• **WHAT YOU SHOULD DO**
Everything from the first line down to the line containing "fig = plt.figure(figsize=(10.09, 4.44), dpi=100)" is to be retyped exactly, both ends included, with pictures left out.

····················

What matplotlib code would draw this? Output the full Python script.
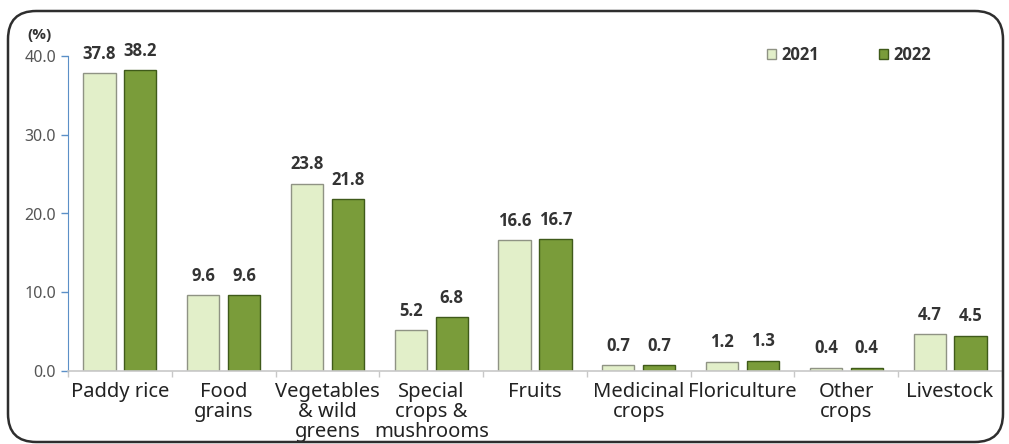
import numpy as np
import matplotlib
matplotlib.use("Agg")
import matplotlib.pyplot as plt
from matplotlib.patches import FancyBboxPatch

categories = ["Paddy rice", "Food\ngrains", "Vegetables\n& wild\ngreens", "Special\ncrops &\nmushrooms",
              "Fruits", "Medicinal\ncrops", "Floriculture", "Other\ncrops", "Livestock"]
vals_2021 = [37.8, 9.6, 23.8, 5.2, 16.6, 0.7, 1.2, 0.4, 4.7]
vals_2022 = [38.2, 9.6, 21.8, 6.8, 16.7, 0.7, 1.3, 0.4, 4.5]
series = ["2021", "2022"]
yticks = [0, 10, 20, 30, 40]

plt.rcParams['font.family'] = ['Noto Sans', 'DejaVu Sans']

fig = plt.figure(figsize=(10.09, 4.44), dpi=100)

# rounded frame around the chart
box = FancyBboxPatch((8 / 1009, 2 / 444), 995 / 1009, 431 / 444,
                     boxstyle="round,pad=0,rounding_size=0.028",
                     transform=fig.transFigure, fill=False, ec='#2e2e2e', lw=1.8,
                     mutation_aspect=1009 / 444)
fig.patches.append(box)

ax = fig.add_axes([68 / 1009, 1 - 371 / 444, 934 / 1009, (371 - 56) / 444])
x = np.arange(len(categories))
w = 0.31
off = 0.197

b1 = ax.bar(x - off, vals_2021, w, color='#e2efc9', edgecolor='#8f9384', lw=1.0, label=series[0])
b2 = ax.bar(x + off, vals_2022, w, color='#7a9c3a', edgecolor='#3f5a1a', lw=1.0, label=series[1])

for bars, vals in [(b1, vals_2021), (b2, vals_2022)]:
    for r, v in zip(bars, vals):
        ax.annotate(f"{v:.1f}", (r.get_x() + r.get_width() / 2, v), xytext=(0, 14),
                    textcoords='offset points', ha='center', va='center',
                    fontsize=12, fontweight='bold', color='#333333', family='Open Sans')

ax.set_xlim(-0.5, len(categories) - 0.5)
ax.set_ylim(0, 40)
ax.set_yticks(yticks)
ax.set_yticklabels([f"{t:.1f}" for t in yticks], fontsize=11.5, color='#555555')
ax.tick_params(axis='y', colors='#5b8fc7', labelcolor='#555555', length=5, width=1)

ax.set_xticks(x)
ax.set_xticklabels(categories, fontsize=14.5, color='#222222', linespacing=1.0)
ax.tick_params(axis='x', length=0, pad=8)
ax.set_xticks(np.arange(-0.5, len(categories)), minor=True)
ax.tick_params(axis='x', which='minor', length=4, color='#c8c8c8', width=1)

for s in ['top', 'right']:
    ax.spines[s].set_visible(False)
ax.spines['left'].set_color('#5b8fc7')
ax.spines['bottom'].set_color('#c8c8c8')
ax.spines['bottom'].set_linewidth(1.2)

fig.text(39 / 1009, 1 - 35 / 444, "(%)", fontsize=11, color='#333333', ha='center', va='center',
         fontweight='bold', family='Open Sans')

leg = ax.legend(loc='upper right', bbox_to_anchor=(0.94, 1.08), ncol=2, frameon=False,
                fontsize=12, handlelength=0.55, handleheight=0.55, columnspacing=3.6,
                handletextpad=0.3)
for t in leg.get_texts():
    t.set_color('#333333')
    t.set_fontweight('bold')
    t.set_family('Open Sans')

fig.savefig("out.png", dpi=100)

····················

• **FINAL RESULT**
What matplotlib code would draw this? Output the full Python script.
import numpy as np
import matplotlib
matplotlib.use("Agg")
import matplotlib.pyplot as plt
from matplotlib.patches import FancyBboxPatch

categories = ["Paddy rice", "Food\ngrains", "Vegetables\n& wild\ngreens", "Special\ncrops &\nmushrooms",
              "Fruits", "Medicinal\ncrops", "Floriculture", "Other\ncrops", "Livestock"]
vals_2021 = [37.8, 9.6, 23.8, 5.2, 16.6, 0.7, 1.2, 0.4, 4.7]
vals_2022 = [38.2, 9.6, 21.8, 6.8, 16.7, 0.7, 1.3, 0.4, 4.5]
series = ["2021", "2022"]
yticks = [0, 10, 20, 30, 40]

plt.rcParams['font.family'] = ['Noto Sans', 'DejaVu Sans']

fig = plt.figure(figsize=(10.09, 4.44), dpi=100)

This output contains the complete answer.